In the Learning Decade, you are finding yourself, exploring your limits. When you reach the boundary line of your present limits and go beyond, you are apt to get into trouble. Some people take that experience to mean that they should never go near the boundary again. Most rational and perceptive people would accept the notion that if you don't go near it, you will never expand it. However, in the heat (or embarrassment or fear) of failure, this is a difficult dictum to follow.
What the senior executive told Holtz was that the only way he could wipe out the stigma would be by being himself and confronting clients with such persuasive and irrefutable logic that a new reputation would be made, superseding the old.
First failure can be one of the most crucial and determining episodes of your twenties. By responding coolly and logically when it happens-and, much more important, the next time the possibility of failure looms up at you-you can avoid the responses of retrenchment and fear that could well hamstring you for the future.

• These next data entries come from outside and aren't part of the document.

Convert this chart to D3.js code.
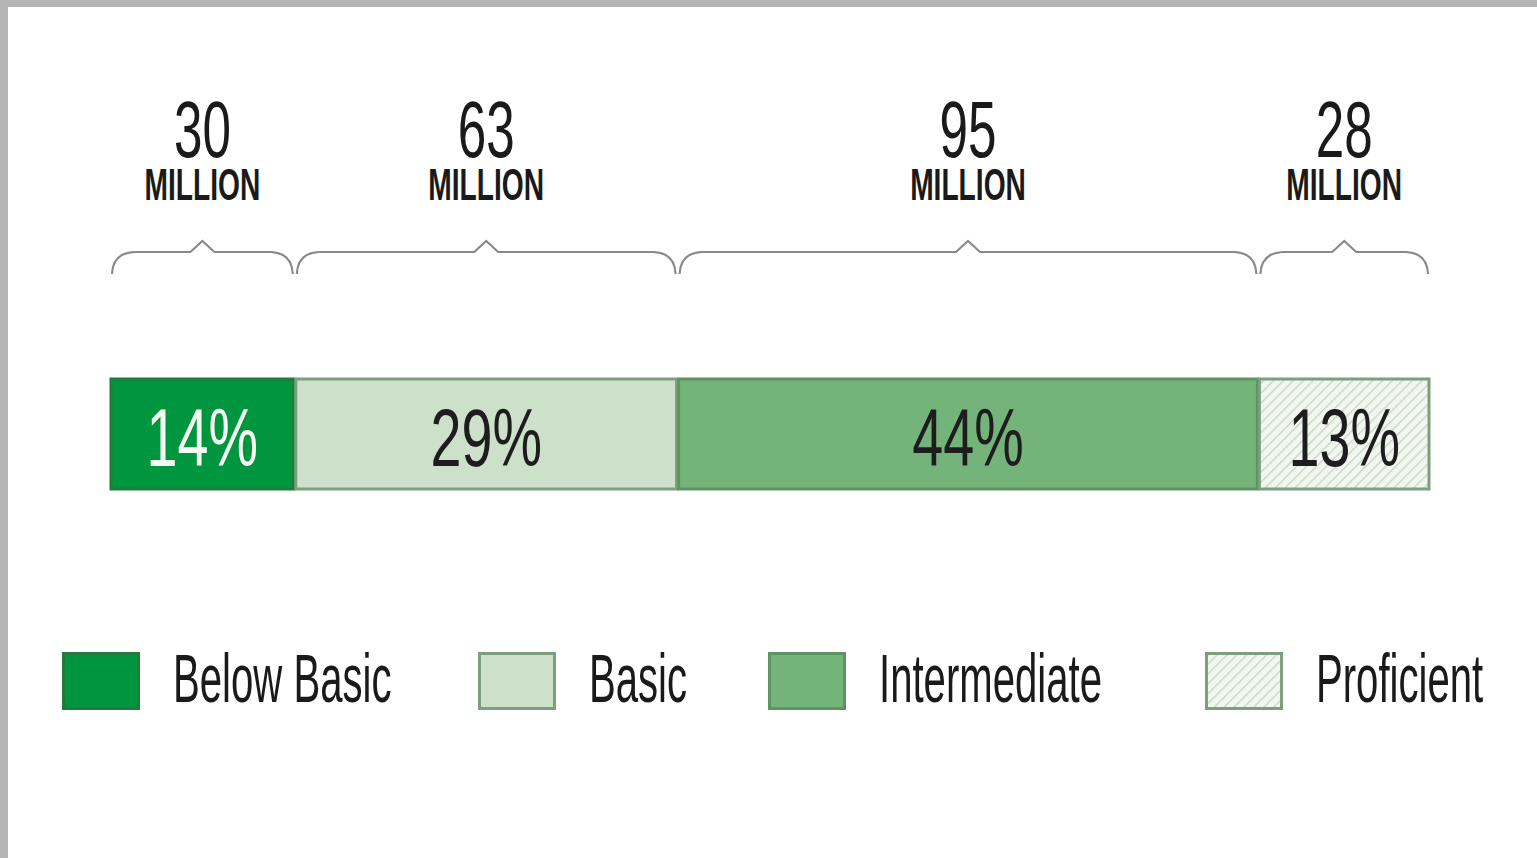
<!DOCTYPE html>
<html>
<head>
<meta charset="utf-8">
<script src="https://cdn.jsdelivr.net/npm/d3@7"></script>
<style>
  html, body { margin: 0; padding: 0; background: #fff; }
  svg { display: block; }
  text { font-family: "Liberation Sans", Arial, sans-serif; }
</style>
</head>
<body>
<svg id="chart" width="1537" height="858"></svg>
<script>
// ---- data ----
const categories = ["Below Basic", "Basic", "Intermediate", "Proficient"];
const percents = [14, 29, 44, 13];
const millions = [30, 63, 95, 28];
const percentLabels = ["14%", "29%", "44%", "13%"];
const millionUnit = "MILLION";

// ---- styles ----
const fills = ["#00953f", "#cde0c9", "#74b47b", "url(#hatch)"];
const strokes = ["#237a3f", "#7c9f7e", "#5e9463", "#7c9f7e"];
const labelColors = ["#f4fbf2", "#1d1d1d", "#1d1d1d", "#1d1d1d"];

const svg = d3.select("#chart");
const W = 1537, H = 858;

// background frame
svg.append("rect").attr("width", W).attr("height", H).attr("fill", "#fff");
svg.append("rect").attr("x", 0).attr("y", 0).attr("width", W).attr("height", 7).attr("fill", "#b4b4b4");
svg.append("rect").attr("x", 0).attr("y", 0).attr("width", 8).attr("height", H).attr("fill", "#b4b4b4");

// hatch pattern
const defs = svg.append("defs");
const pat = defs.append("pattern").attr("id", "hatch")
  .attr("patternUnits", "userSpaceOnUse").attr("width", 7).attr("height", 7)
  .attr("patternTransform", "rotate(45)");
pat.append("rect").attr("width", 7).attr("height", 7).attr("fill", "#f1f6ef");
pat.append("line").attr("x1", 0).attr("y1", 0).attr("x2", 0).attr("y2", 7)
  .attr("stroke", "#c3d4c1").attr("stroke-width", 2.5);

// scales
const x = d3.scaleLinear().domain([0, d3.sum(percents)]).range([110, 1430]);
const starts = d3.cumsum([0].concat(percents.slice(0, -1)));
const segs = categories.map((c, i) => ({
  cat: c, pct: percents[i], mil: millions[i], label: percentLabels[i],
  x0: x(starts[i]), x1: x(starts[i] + percents[i]), i
}));

const barY = 378, barH = 112;

// condensed text helper
function ctext(g, tx, ty, str, size, sx, weight, color, anchor) {
  return g.append("text")
    .attr("transform", `translate(${tx},${ty}) scale(${sx},1)`)
    .attr("text-anchor", anchor || "middle")
    .attr("font-size", size)
    .attr("font-weight", weight || "normal")
    .attr("fill", color)
    .text(str);
}

// bars
const barG = svg.append("g");
barG.selectAll("rect.seg").data(segs).join("rect")
  .attr("class", "seg")
  .attr("x", d => d.x0).attr("y", barY)
  .attr("width", d => d.x1 - d.x0).attr("height", barH)
  .attr("fill", d => fills[d.i]);
barG.selectAll("rect.outline").data(segs).join("rect")
  .attr("class", "outline")
  .attr("x", d => d.x0 + 1).attr("y", barY + 1)
  .attr("width", d => d.x1 - d.x0 - 2).attr("height", barH - 2)
  .attr("fill", "none")
  .attr("stroke", d => strokes[d.i]).attr("stroke-width", 3);

// percent labels
segs.forEach(d => {
  ctext(barG, (d.x0 + d.x1) / 2, barY + barH / 2 + 32, d.label, 82, 0.68, "normal", labelColors[d.i]);
});

// braces
const yb = 274, ym = 252, yp = 241;
function brace(x0, x1) {
  const xc = (x0 + x1) / 2;
  return `M${x0},${yb} Q${x0 + 1},${ym + 1} ${x0 + 22},${ym} L${xc - 12},${ym} L${xc},${yp} L${xc + 12},${ym} L${x1 - 22},${ym} Q${x1 - 1},${ym + 1} ${x1},${yb}`;
}
svg.append("g").selectAll("path").data(segs).join("path")
  .attr("d", d => brace(d.x0 + 2, d.x1 - 2))
  .attr("fill", "none").attr("stroke", "#8a8a8a").attr("stroke-width", 2.2);

// million labels (one text element with two lines)
const topG = svg.append("g");
segs.forEach(d => {
  const cx = (d.x0 + d.x1) / 2;
  const t = topG.append("text")
    .attr("transform", `translate(${cx},157) scale(0.64,1)`)
    .attr("text-anchor", "middle")
    .attr("fill", "#1a1a1a");
  t.append("tspan").attr("x", 0).attr("y", 0).attr("font-size", 80).text(String(d.mil));
  t.append("tspan").attr("x", 0).attr("y", 43).attr("font-size", 44).attr("font-weight", "bold").text(millionUnit);
});

// legend
const legendX = [62, 478, 768, 1205];
const legG = svg.append("g");
categories.forEach((c, i) => {
  legG.append("rect")
    .attr("x", legendX[i] + 1.5).attr("y", 653.5).attr("width", 75).attr("height", 55)
    .attr("fill", fills[i]).attr("stroke", strokes[i]).attr("stroke-width", 3);
  ctext(legG, legendX[i] + 111, 702, c, 68, 0.59, "normal", "#1a1a1a", "start");
});
</script>
</body>
</html>
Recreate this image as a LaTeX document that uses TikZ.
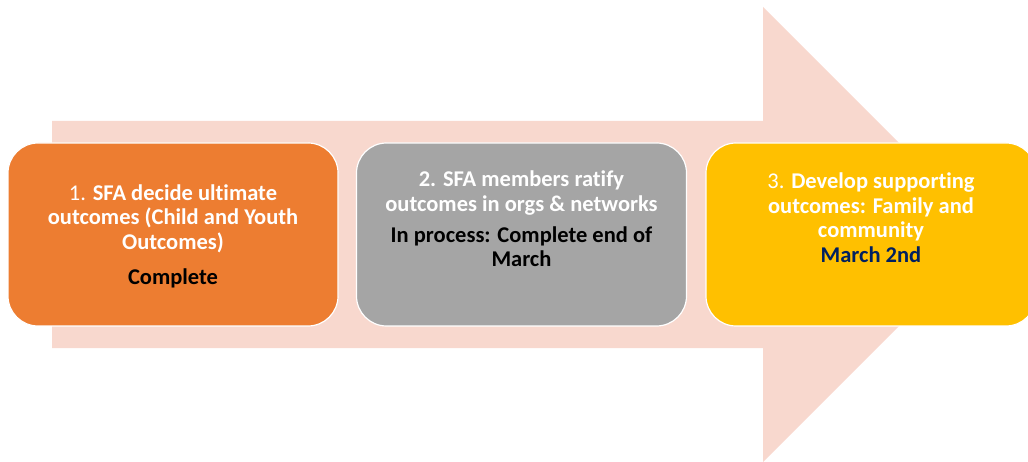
\documentclass[tikz,border=0pt]{standalone}
\usepackage{fontspec}
\setmainfont[Ligatures=NoCommon]{Carlito}
\definecolor{arrowfill}{HTML}{F8D8CE}
\definecolor{boxorange}{HTML}{ED7D31}
\definecolor{boxgray}{HTML}{A5A5A5}
\definecolor{boxgold}{HTML}{FFC000}
\definecolor{navy}{HTML}{002060}
\begin{document}
\begin{tikzpicture}[x=1pt,y=-1pt,
  stepbox/.style={draw=white, line width=1.2pt, rounded corners=30pt, minimum width=330pt, minimum height=183pt, inner sep=0pt},
  txt/.style={align=center, inner sep=0pt, text=white, font=\fontsize{22.5}{24.5}\selectfont}]
\useasboundingbox (0,0) rectangle (1028,462);
\fill[arrowfill] (52,121) -- (763,121) -- (763,7) -- (990.5,234.5) -- (763,462) -- (763,348) -- (52,348) -- cycle;
\node[stepbox, fill=boxorange] (b1) at (173,234.5) {};
\node[stepbox, fill=boxgray] (b2) at (521.5,234.5) {};
\node[stepbox, fill=boxgold] (b3) at (871,234.5) {};
\node[txt] (t1) at (173,236) {1. \textbf{SFA decide ultimate}\\ \textbf{outcomes (Child and Youth}\\ \textbf{Outcomes)}\\[10.5pt] {\color{black}\textbf{Complete}}};
\node[txt] (t2) at (521.5,219) {\textbf{2. SFA members ratify}\\ \textbf{outcomes in orgs \& networks}\\[6.5pt] {\color{black}\textbf{In process: Complete end of}}\\ {\color{black}\textbf{March}}};
\node[txt] (t3) at (871,217.5) {3. \textbf{Develop supporting}\\ \textbf{outcomes: Family and}\\ \textbf{community}\\ {\color{navy}\textbf{March 2nd}}};
\end{tikzpicture}
\end{document}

Simply witnessing examples of how early mistakes have dogged other people is enough to make some people cautious, gun-shy. Whether you're reacting to your own failure or that of another person, don't duck tough decisions and bold moves because you don't want to take the chance of having a bad rep hung on you for the rest of your career. It stultifies creativity. Worse, it sucks the joy out of work. Luckily, it is one of those crises over which you have some control. Nobody can avoid mistakes. But you can avoid the temptation to play it safe because you might make a mistake. That's a self-induced crisis. That's slow suicide.